As requested by the Committee, I will now turn briefly to the issue of fragmentation. Since we embarked on our normalisation path in December 2021, we have made clear that we will act should fragmentation risks threaten the even transmission of monetary policy across the euro area.

Since 1 July 2022, we have been applying flexibility in reinvesting redemptions coming due in the pandemic emergency purchase programme portfolio, with a view to countering risks to the transmission mechanism related to the pandemic.

Later in July, we also announced a new monetary policy tool, the Transmission Protection Instrument (TPI), complementing our existing tools. This tool has been designed to counter unwarranted, disorderly market dynamics, with sufficient flexibility to respond to the severity of the risks facing policy transmission. It will safeguard the singleness of our monetary policy as the Governing Council proceeds on its policy rate normalisation path, helping us ensure price stability over the medium term in line with our mandate. The TPI is subject to a list of eligibility criteria which the Governing Council will use to assess whether a jurisdiction pursues sound and sustainable fiscal and macroeconomic policies.[1]

Conclusion

To conclude, inflation continues to rise across the euro area, affecting citizens in all areas of life.

The latest Eurobarometer indicates that almost two out of three citizens see rising inflation as one of the two most important issues at the moment.[2] Higher energy and food prices are weighing in particular on the most vulnerable households and the situation is expected to get worse before it gets better.

In this environment, it is essential that fiscal support used to shield those households from the impact of higher prices is temporary and targeted. This limits the risk of fuelling inflationary pressures, thereby also facilitating the task of monetary policy to ensure price stability, and contributing to preserving debt sustainability.

The best contribution monetary policy can make to the euro area economy is to ensure price stability over the medium term. This means ensuring inflation expectations remain well anchored and that demand conditions are consistent with our target.

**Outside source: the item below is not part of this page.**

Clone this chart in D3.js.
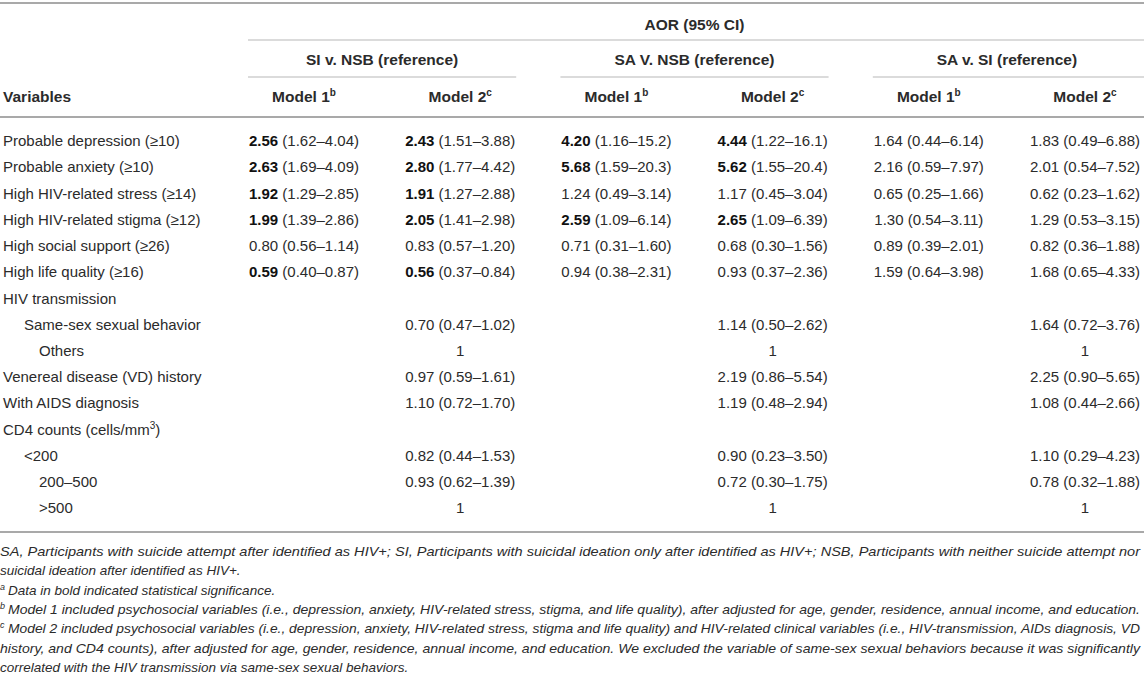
<!DOCTYPE html>
<html>
<head>
<meta charset="utf-8">
<script src="https://cdn.jsdelivr.net/npm/d3@7"></script>
<style>
  body { margin: 0; background: #fff; }
  svg { display: block; font-family: "Liberation Sans", Arial, Helvetica, sans-serif; }
</style>
</head>
<body>
<div id="chart"></div>
<script>
// row labels and indent level (0 = none, 1 = sub, 2 = sub-sub)
const variables = [
  "Probable depression (≥10)", "Probable anxiety (≥10)", "High HIV-related stress (≥14)",
  "High HIV-related stigma (≥12)", "High social support (≥26)", "High life quality (≥16)",
  "HIV transmission", "Same-sex sexual behavior", "Others",
  "Venereal disease (VD) history", "With AIDS diagnosis", "CD4 counts (cells/mm",
  "<200", "200–500", ">500"
];
const indentLevel = [0, 0, 0, 0, 0, 0, 0, 1, 2, 0, 0, 0, 1, 2, 2];

const groups = ["SI v. NSB (reference)", "SA V. NSB (reference)", "SA v. SI (reference)"];
const models = ["Model 1", "Model 2", "Model 1", "Model 2", "Model 1", "Model 2"];
const modelSup = ["b", "c", "b", "c", "b", "c"];

// AOR estimates (null = empty cell) and 95% CI text
const siNsbM1 = [2.56, 2.63, 1.92, 1.99, 0.80, 0.59, null, null, null, null, null, null, null, null, null];
const siNsbM1Ci = ["1.62–4.04", "1.69–4.09", "1.29–2.85", "1.39–2.86", "0.56–1.14", "0.40–0.87"];
const siNsbM1Sig = [1, 1, 1, 1, 0, 1];

const siNsbM2 = [2.43, 2.80, 1.91, 2.05, 0.83, 0.56, null, 0.70, 1, 0.97, 1.10, null, 0.82, 0.93, 1];
const siNsbM2Ci = ["1.51–3.88", "1.77–4.42", "1.27–2.88", "1.41–2.98", "0.57–1.20", "0.37–0.84", null, "0.47–1.02", null, "0.59–1.61", "0.72–1.70", null, "0.44–1.53", "0.62–1.39", null];
const siNsbM2Sig = [1, 1, 1, 1, 0, 1];

const saNsbM1 = [4.20, 5.68, 1.24, 2.59, 0.71, 0.94, null, null, null, null, null, null, null, null, null];
const saNsbM1Ci = ["1.16–15.2", "1.59–20.3", "0.49–3.14", "1.09–6.14", "0.31–1.60", "0.38–2.31"];
const saNsbM1Sig = [1, 1, 0, 1, 0, 0];

const saNsbM2 = [4.44, 5.62, 1.17, 2.65, 0.68, 0.93, null, 1.14, 1, 2.19, 1.19, null, 0.90, 0.72, 1];
const saNsbM2Ci = ["1.22–16.1", "1.55–20.4", "0.45–3.04", "1.09–6.39", "0.30–1.56", "0.37–2.36", null, "0.50–2.62", null, "0.86–5.54", "0.48–2.94", null, "0.23–3.50", "0.30–1.75", null];
const saNsbM2Sig = [1, 1, 0, 1, 0, 0];

const saSiM1 = [1.64, 2.16, 0.65, 1.30, 0.89, 1.59, null, null, null, null, null, null, null, null, null];
const saSiM1Ci = ["0.44–6.14", "0.59–7.97", "0.25–1.66", "0.54–3.11", "0.39–2.01", "0.64–3.98"];
const saSiM1Sig = [0, 0, 0, 0, 0, 0];

const saSiM2 = [1.83, 2.01, 0.62, 1.29, 0.82, 1.68, null, 1.64, 1, 2.25, 1.08, null, 1.10, 0.78, 1];
const saSiM2Ci = ["0.49–6.88", "0.54–7.52", "0.23–1.62", "0.53–3.15", "0.36–1.88", "0.65–4.33", null, "0.72–3.76", null, "0.90–5.65", "0.44–2.66", null, "0.29–4.23", "0.32–1.88", null];
const saSiM2Sig = [0, 0, 0, 0, 0, 0];

const footnotes = [
  { sup: "", text: "SA, Participants with suicide attempt after identified as HIV+; SI, Participants with suicidal ideation only after identified as HIV+; NSB, Participants with neither suicide attempt nor", justify: true },
  { sup: "", text: "suicidal ideation after identified as HIV+.", justify: false },
  { sup: "a", text: "Data in bold indicated statistical significance.", justify: false },
  { sup: "b", text: "Model 1 included psychosocial variables (i.e., depression, anxiety, HIV-related stress, stigma, and life quality), after adjusted for age, gender, residence, annual income, and education.", justify: true },
  { sup: "c", text: "Model 2 included psychosocial variables (i.e., depression, anxiety, HIV-related stress, stigma and life quality) and HIV-related clinical variables (i.e., HIV-transmission, AIDs diagnosis, VD", justify: true },
  { sup: "", text: "history, and CD4 counts), after adjusted for age, gender, residence, annual income, and education. We excluded the variable of same-sex sexual behaviors because it was significantly", justify: true },
  { sup: "", text: "correlated with the HIV transmission via same-sex sexual behaviors.", justify: false }
];

const columns = [
  { est: siNsbM1, ci: siNsbM1Ci, sig: siNsbM1Sig },
  { est: siNsbM2, ci: siNsbM2Ci, sig: siNsbM2Sig },
  { est: saNsbM1, ci: saNsbM1Ci, sig: saNsbM1Sig },
  { est: saNsbM2, ci: saNsbM2Ci, sig: saNsbM2Sig },
  { est: saSiM1, ci: saSiM1Ci, sig: saSiM1Sig },
  { est: saSiM2, ci: saSiM2Ci, sig: saSiM2Sig }
];

const width = 1144, height = 677;
const textColor = "#2b2b2b", lineColor = "#a9a9a9";

const svg = d3.select("#chart").append("svg")
  .attr("width", width)
  .attr("height", height);

// scales
const x = d3.scalePoint().domain(d3.range(columns.length)).range([304, 1085]);
const y = d3.scalePoint().domain(d3.range(variables.length)).range([141, 508]);
const half = 56;           // half width of a data cell
const indentPx = [3, 24, 39];
const fmt = d3.format(".2f");

// rules
function rule(x1, x2, yy, w, c) {
  svg.append("line").attr("x1", x1).attr("x2", x2).attr("y1", yy).attr("y2", yy)
    .attr("stroke", c || lineColor).attr("stroke-width", w || 1);
}
rule(0, width, 3, 2);
rule(x(0) - half, width, 40, 1.2, "#b8b8b8");
groups.forEach((g, i) => {
  rule(x(i * 2) - half, i === 2 ? width : x(i * 2 + 1) + half, 77, 1.2, "#b8b8b8");
});
rule(0, width, 117, 2);
rule(0, width, 532, 2);

// header text
svg.append("text")
  .attr("x", (x(0) + x(5)) / 2).attr("y", 25).attr("dy", "0.35em")
  .attr("text-anchor", "middle").attr("font-weight", "bold").attr("font-size", 15.5)
  .attr("fill", textColor).text("AOR (95% CI)");

svg.selectAll(".group")
  .data(groups)
  .enter().append("text")
  .attr("class", "group")
  .attr("x", (d, i) => (x(i * 2) + x(i * 2 + 1)) / 2)
  .attr("y", 60).attr("dy", "0.35em")
  .attr("text-anchor", "middle").attr("font-weight", "bold").attr("font-size", 15.5)
  .attr("fill", textColor).text(d => d);

svg.append("text")
  .attr("x", 3).attr("y", 97).attr("dy", "0.35em")
  .attr("font-weight", "bold").attr("font-size", 15.5)
  .attr("fill", textColor).text("Variables");

const mh = svg.selectAll(".model")
  .data(models)
  .enter().append("text")
  .attr("class", "model")
  .attr("x", (d, i) => x(i))
  .attr("y", 97).attr("dy", "0.35em")
  .attr("text-anchor", "middle").attr("font-weight", "bold").attr("font-size", 15.5)
  .attr("fill", textColor);
mh.append("tspan").text(d => d);
mh.append("tspan").attr("font-size", 10).attr("dy", -6).text((d, i) => modelSup[i]);

// row labels
const lab = svg.selectAll(".var")
  .data(variables)
  .enter().append("text")
  .attr("class", "var")
  .attr("x", (d, i) => indentPx[indentLevel[i]])
  .attr("y", (d, i) => y(i)).attr("dy", "0.35em")
  .attr("font-size", 15).attr("fill", textColor);
lab.append("tspan").text(d => d);
lab.filter((d, i) => i === 11).each(function () {
  d3.select(this).append("tspan").attr("font-size", 10).attr("dy", -6).text("3");
  d3.select(this).append("tspan").attr("dy", 6).text(")");
});

// data cells
columns.forEach((col, c) => {
  const cells = svg.selectAll(".cell" + c)
    .data(col.est.map((v, i) => ({ v, i, ci: col.ci[i], sig: col.sig[i] })).filter(d => d.v !== null))
    .enter().append("text")
    .attr("class", "cell" + c)
    .attr("x", x(c))
    .attr("y", d => y(d.i)).attr("dy", "0.35em")
    .attr("text-anchor", "middle").attr("font-size", 15).attr("fill", textColor);
  cells.append("tspan")
    .attr("font-weight", d => d.sig ? "bold" : "normal")
    .attr("fill", d => d.sig ? "#111" : textColor)
    .text(d => d.ci ? fmt(d.v) : String(d.v));
  cells.filter(d => d.ci).append("tspan").text(d => " (" + d.ci + ")");
});

// footnotes: baseline placed directly, superscripts shifted in px
const fnBase = d => 556 + d * 19.3;
const fn = svg.selectAll(".fn")
  .data(footnotes)
  .enter().append("text")
  .attr("class", "fn")
  .attr("x", 0)
  .attr("y", (d, i) => fnBase(i))
  .attr("font-size", 13.5).attr("font-style", "italic").attr("fill", textColor);
fn.each(function (d) {
  const t = d3.select(this);
  if (d.sup) {
    t.append("tspan").attr("x", 0).attr("y", +t.attr("y") - 5)
      .attr("font-size", 9).text(d.sup);
  }
  const x0 = d.sup ? 8 : 0;
  const main = t.append("tspan").attr("x", x0).attr("y", t.attr("y")).text(d.text);
  if (d.justify) main.attr("textLength", 1140 - x0).attr("lengthAdjust", "spacingAndGlyphs");
});
</script>
</body>
</html>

As I pledged to keep the European Parliament and the general public informed about our progress, let me end by providing you with a brief update on our ongoing work to incorporate climate change considerations into our monetary policy operations.[3]

As of next Monday, the Eurosystem will take into account a climate score of issuers in all purchases of corporate bonds, in the context of the Eurosystem’s ongoing reinvestment purchases. This will result in the purchase of more bonds issued by companies with a good climate performance and fewer bonds from those with a poor climate performance.

These measures will reduce the Eurosystem’s exposure to climate-related financial risk, as well as support the green transition of the economy in line with the EU’s climate neutrality objectives.

As of the first quarter of 2023, we will start publishing climate-related information on our corporate bond holdings, and we will regularly report on the steps we are taking to address climate change within the bounds of our mandate.

I now stand ready to take your questions.